### GIVEN DATA
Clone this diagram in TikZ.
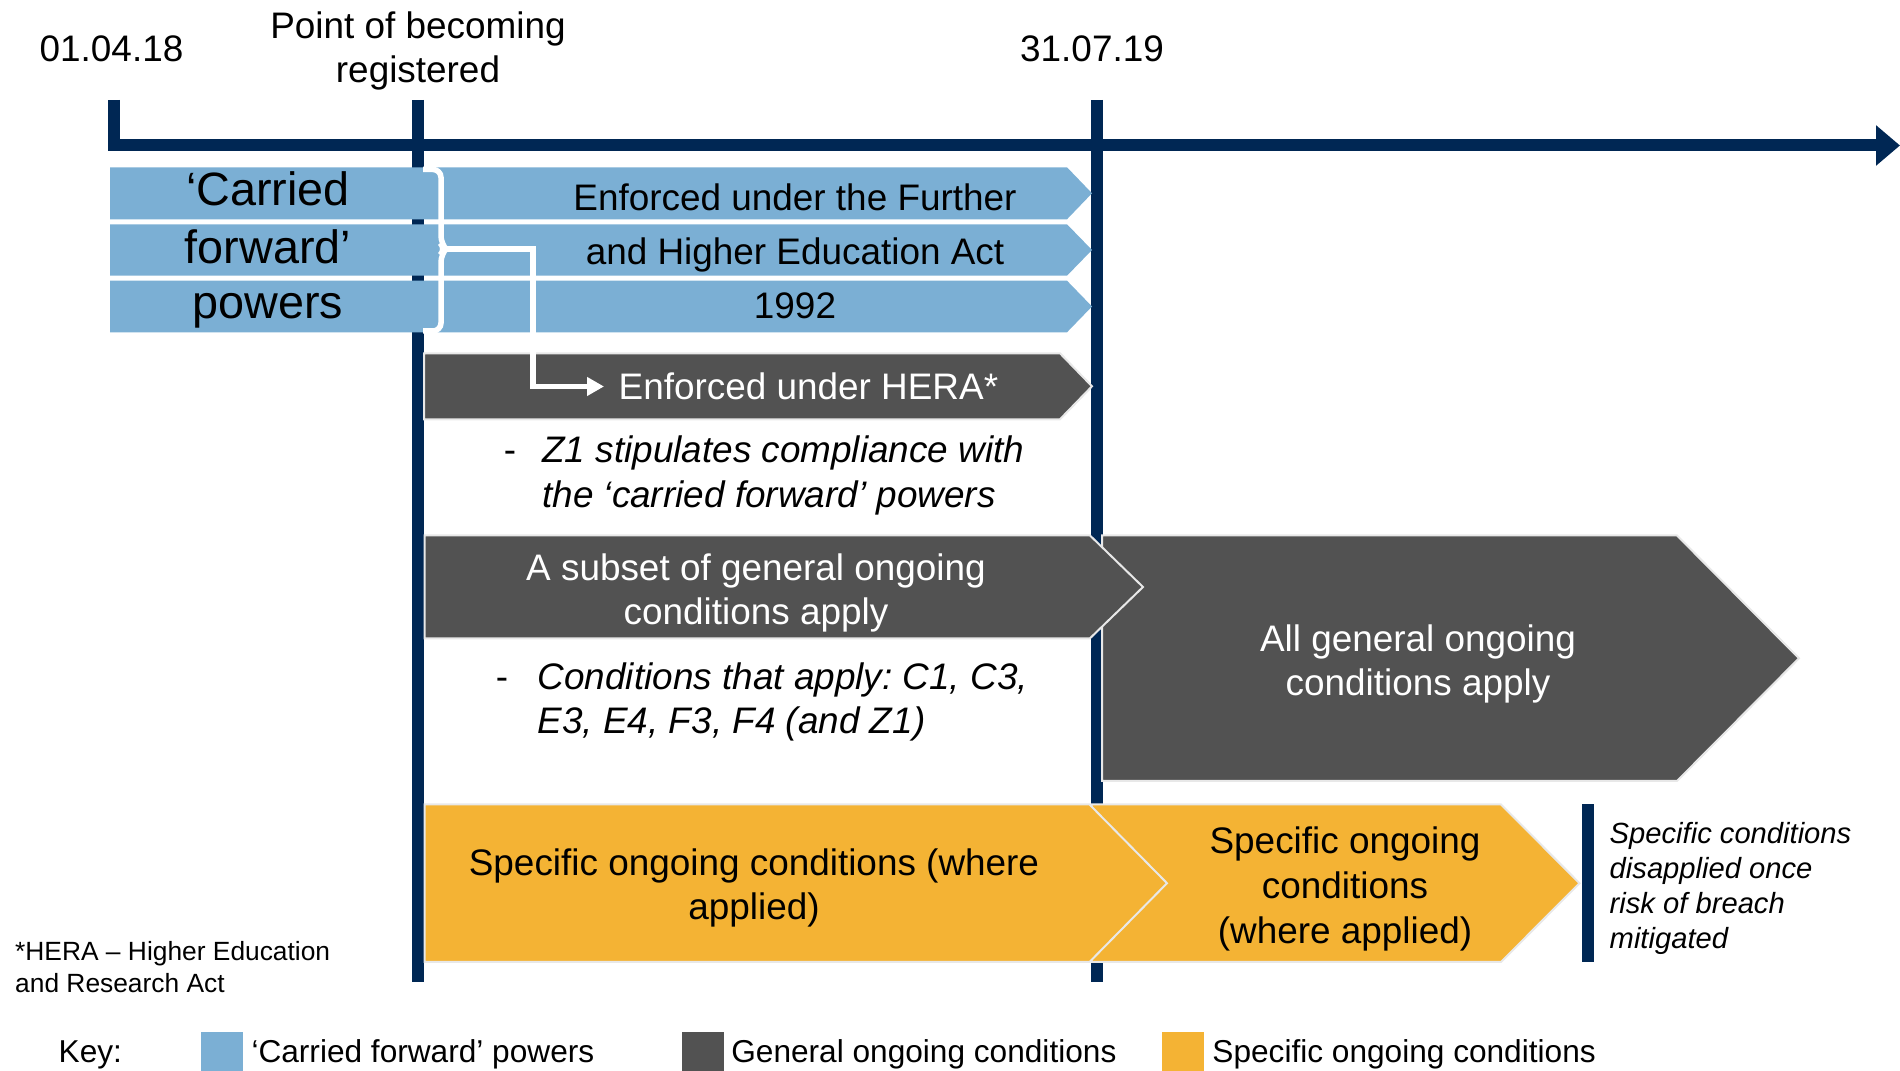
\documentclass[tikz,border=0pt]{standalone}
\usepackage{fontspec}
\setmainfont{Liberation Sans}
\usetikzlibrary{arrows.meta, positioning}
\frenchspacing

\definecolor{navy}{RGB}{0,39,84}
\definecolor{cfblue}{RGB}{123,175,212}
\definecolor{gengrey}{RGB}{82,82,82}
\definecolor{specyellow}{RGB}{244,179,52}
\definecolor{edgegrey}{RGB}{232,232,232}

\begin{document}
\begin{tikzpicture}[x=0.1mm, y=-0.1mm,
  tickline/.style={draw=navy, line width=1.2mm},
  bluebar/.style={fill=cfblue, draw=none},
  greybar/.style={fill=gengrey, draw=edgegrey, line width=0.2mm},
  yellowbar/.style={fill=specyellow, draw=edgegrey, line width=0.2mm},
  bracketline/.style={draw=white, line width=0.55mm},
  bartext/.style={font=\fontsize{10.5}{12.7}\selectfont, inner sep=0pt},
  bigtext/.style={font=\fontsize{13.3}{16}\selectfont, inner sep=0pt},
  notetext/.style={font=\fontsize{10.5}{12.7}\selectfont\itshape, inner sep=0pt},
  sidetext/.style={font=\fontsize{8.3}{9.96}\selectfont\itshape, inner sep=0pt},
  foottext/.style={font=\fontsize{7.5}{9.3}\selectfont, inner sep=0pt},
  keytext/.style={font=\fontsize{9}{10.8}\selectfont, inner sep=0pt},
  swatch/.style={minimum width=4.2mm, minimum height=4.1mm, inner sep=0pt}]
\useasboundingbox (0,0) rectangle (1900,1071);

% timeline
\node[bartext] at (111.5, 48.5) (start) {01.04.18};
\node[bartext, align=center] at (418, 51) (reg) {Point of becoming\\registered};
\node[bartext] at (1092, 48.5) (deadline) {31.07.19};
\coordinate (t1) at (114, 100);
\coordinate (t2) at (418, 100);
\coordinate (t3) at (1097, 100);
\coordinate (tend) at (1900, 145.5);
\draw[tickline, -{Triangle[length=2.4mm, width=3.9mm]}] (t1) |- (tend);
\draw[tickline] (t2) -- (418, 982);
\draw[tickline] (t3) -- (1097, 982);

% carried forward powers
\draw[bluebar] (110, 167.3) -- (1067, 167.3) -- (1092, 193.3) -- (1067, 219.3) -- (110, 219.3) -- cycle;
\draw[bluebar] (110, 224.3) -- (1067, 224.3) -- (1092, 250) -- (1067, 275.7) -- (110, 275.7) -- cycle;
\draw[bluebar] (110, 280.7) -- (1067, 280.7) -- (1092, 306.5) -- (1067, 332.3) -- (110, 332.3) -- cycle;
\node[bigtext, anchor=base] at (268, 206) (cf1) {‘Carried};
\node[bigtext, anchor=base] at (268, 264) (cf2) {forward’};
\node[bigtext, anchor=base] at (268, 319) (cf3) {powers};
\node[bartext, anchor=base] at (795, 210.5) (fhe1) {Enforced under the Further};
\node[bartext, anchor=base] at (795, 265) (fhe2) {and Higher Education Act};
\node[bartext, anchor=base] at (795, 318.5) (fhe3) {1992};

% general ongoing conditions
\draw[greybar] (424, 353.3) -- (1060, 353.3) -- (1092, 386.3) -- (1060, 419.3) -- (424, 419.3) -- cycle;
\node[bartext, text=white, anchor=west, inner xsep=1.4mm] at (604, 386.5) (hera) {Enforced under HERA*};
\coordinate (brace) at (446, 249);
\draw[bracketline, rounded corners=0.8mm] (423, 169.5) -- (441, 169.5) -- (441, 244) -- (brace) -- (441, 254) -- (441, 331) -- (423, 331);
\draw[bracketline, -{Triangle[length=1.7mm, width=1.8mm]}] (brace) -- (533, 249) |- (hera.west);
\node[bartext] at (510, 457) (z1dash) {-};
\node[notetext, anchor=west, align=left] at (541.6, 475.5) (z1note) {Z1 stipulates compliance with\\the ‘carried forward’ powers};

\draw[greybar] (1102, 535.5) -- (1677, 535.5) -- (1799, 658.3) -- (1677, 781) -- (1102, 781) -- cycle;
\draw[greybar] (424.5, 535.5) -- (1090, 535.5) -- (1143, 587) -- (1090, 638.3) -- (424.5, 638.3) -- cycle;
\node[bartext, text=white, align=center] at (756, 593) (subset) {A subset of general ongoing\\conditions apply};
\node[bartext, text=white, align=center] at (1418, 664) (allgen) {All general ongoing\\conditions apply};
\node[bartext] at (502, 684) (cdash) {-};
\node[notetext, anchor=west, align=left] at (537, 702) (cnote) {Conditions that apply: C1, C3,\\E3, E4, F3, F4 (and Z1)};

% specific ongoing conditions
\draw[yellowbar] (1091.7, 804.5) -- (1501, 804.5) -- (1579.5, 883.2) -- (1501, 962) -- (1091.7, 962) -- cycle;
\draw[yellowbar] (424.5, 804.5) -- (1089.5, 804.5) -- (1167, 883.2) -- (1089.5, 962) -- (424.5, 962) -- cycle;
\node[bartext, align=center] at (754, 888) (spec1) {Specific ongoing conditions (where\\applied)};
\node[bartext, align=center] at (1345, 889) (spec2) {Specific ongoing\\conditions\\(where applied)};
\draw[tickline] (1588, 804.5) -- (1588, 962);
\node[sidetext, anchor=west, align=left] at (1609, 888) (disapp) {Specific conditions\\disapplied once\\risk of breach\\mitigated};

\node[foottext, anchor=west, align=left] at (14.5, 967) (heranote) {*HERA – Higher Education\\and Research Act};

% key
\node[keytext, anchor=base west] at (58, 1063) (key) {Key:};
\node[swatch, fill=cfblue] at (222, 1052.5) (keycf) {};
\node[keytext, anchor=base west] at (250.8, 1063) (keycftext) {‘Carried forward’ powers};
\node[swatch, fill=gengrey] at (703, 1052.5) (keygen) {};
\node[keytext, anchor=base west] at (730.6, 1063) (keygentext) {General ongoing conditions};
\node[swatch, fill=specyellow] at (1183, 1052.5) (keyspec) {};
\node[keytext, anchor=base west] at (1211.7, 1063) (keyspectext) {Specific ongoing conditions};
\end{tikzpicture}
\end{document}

### WHAT THE EXERCISE ASKS
In the copy, include no pictures; restate the listing above exactly.

### WRITTEN RESPONSE
Clone this diagram in TikZ.
\documentclass[tikz,border=0pt]{standalone}
\usepackage{fontspec}
\setmainfont{Liberation Sans}
\usetikzlibrary{arrows.meta, positioning}
\frenchspacing

\definecolor{navy}{RGB}{0,39,84}
\definecolor{cfblue}{RGB}{123,175,212}
\definecolor{gengrey}{RGB}{82,82,82}
\definecolor{specyellow}{RGB}{244,179,52}
\definecolor{edgegrey}{RGB}{232,232,232}

\begin{document}
\begin{tikzpicture}[x=0.1mm, y=-0.1mm,
  tickline/.style={draw=navy, line width=1.2mm},
  bluebar/.style={fill=cfblue, draw=none},
  greybar/.style={fill=gengrey, draw=edgegrey, line width=0.2mm},
  yellowbar/.style={fill=specyellow, draw=edgegrey, line width=0.2mm},
  bracketline/.style={draw=white, line width=0.55mm},
  bartext/.style={font=\fontsize{10.5}{12.7}\selectfont, inner sep=0pt},
  bigtext/.style={font=\fontsize{13.3}{16}\selectfont, inner sep=0pt},
  notetext/.style={font=\fontsize{10.5}{12.7}\selectfont\itshape, inner sep=0pt},
  sidetext/.style={font=\fontsize{8.3}{9.96}\selectfont\itshape, inner sep=0pt},
  foottext/.style={font=\fontsize{7.5}{9.3}\selectfont, inner sep=0pt},
  keytext/.style={font=\fontsize{9}{10.8}\selectfont, inner sep=0pt},
  swatch/.style={minimum width=4.2mm, minimum height=4.1mm, inner sep=0pt}]
\useasboundingbox (0,0) rectangle (1900,1071);

% timeline
\node[bartext] at (111.5, 48.5) (start) {01.04.18};
\node[bartext, align=center] at (418, 51) (reg) {Point of becoming\\registered};
\node[bartext] at (1092, 48.5) (deadline) {31.07.19};
\coordinate (t1) at (114, 100);
\coordinate (t2) at (418, 100);
\coordinate (t3) at (1097, 100);
\coordinate (tend) at (1900, 145.5);
\draw[tickline, -{Triangle[length=2.4mm, width=3.9mm]}] (t1) |- (tend);
\draw[tickline] (t2) -- (418, 982);
\draw[tickline] (t3) -- (1097, 982);

% carried forward powers
\draw[bluebar] (110, 167.3) -- (1067, 167.3) -- (1092, 193.3) -- (1067, 219.3) -- (110, 219.3) -- cycle;
\draw[bluebar] (110, 224.3) -- (1067, 224.3) -- (1092, 250) -- (1067, 275.7) -- (110, 275.7) -- cycle;
\draw[bluebar] (110, 280.7) -- (1067, 280.7) -- (1092, 306.5) -- (1067, 332.3) -- (110, 332.3) -- cycle;
\node[bigtext, anchor=base] at (268, 206) (cf1) {‘Carried};
\node[bigtext, anchor=base] at (268, 264) (cf2) {forward’};
\node[bigtext, anchor=base] at (268, 319) (cf3) {powers};
\node[bartext, anchor=base] at (795, 210.5) (fhe1) {Enforced under the Further};
\node[bartext, anchor=base] at (795, 265) (fhe2) {and Higher Education Act};
\node[bartext, anchor=base] at (795, 318.5) (fhe3) {1992};

% general ongoing conditions
\draw[greybar] (424, 353.3) -- (1060, 353.3) -- (1092, 386.3) -- (1060, 419.3) -- (424, 419.3) -- cycle;
\node[bartext, text=white, anchor=west, inner xsep=1.4mm] at (604, 386.5) (hera) {Enforced under HERA*};
\coordinate (brace) at (446, 249);
\draw[bracketline, rounded corners=0.8mm] (423, 169.5) -- (441, 169.5) -- (441, 244) -- (brace) -- (441, 254) -- (441, 331) -- (423, 331);
\draw[bracketline, -{Triangle[length=1.7mm, width=1.8mm]}] (brace) -- (533, 249) |- (hera.west);
\node[bartext] at (510, 457) (z1dash) {-};
\node[notetext, anchor=west, align=left] at (541.6, 475.5) (z1note) {Z1 stipulates compliance with\\the ‘carried forward’ powers};

\draw[greybar] (1102, 535.5) -- (1677, 535.5) -- (1799, 658.3) -- (1677, 781) -- (1102, 781) -- cycle;
\draw[greybar] (424.5, 535.5) -- (1090, 535.5) -- (1143, 587) -- (1090, 638.3) -- (424.5, 638.3) -- cycle;
\node[bartext, text=white, align=center] at (756, 593) (subset) {A subset of general ongoing\\conditions apply};
\node[bartext, text=white, align=center] at (1418, 664) (allgen) {All general ongoing\\conditions apply};
\node[bartext] at (502, 684) (cdash) {-};
\node[notetext, anchor=west, align=left] at (537, 702) (cnote) {Conditions that apply: C1, C3,\\E3, E4, F3, F4 (and Z1)};

% specific ongoing conditions
\draw[yellowbar] (1091.7, 804.5) -- (1501, 804.5) -- (1579.5, 883.2) -- (1501, 962) -- (1091.7, 962) -- cycle;
\draw[yellowbar] (424.5, 804.5) -- (1089.5, 804.5) -- (1167, 883.2) -- (1089.5, 962) -- (424.5, 962) -- cycle;
\node[bartext, align=center] at (754, 888) (spec1) {Specific ongoing conditions (where\\applied)};
\node[bartext, align=center] at (1345, 889) (spec2) {Specific ongoing\\conditions\\(where applied)};
\draw[tickline] (1588, 804.5) -- (1588, 962);
\node[sidetext, anchor=west, align=left] at (1609, 888) (disapp) {Specific conditions\\disapplied once\\risk of breach\\mitigated};

\node[foottext, anchor=west, align=left] at (14.5, 967) (heranote) {*HERA – Higher Education\\and Research Act};

% key
\node[keytext, anchor=base west] at (58, 1063) (key) {Key:};
\node[swatch, fill=cfblue] at (222, 1052.5) (keycf) {};
\node[keytext, anchor=base west] at (250.8, 1063) (keycftext) {‘Carried forward’ powers};
\node[swatch, fill=gengrey] at (703, 1052.5) (keygen) {};
\node[keytext, anchor=base west] at (730.6, 1063) (keygentext) {General ongoing conditions};
\node[swatch, fill=specyellow] at (1183, 1052.5) (keyspec) {};
\node[keytext, anchor=base west] at (1211.7, 1063) (keyspectext) {Specific ongoing conditions};
\end{tikzpicture}
\end{document}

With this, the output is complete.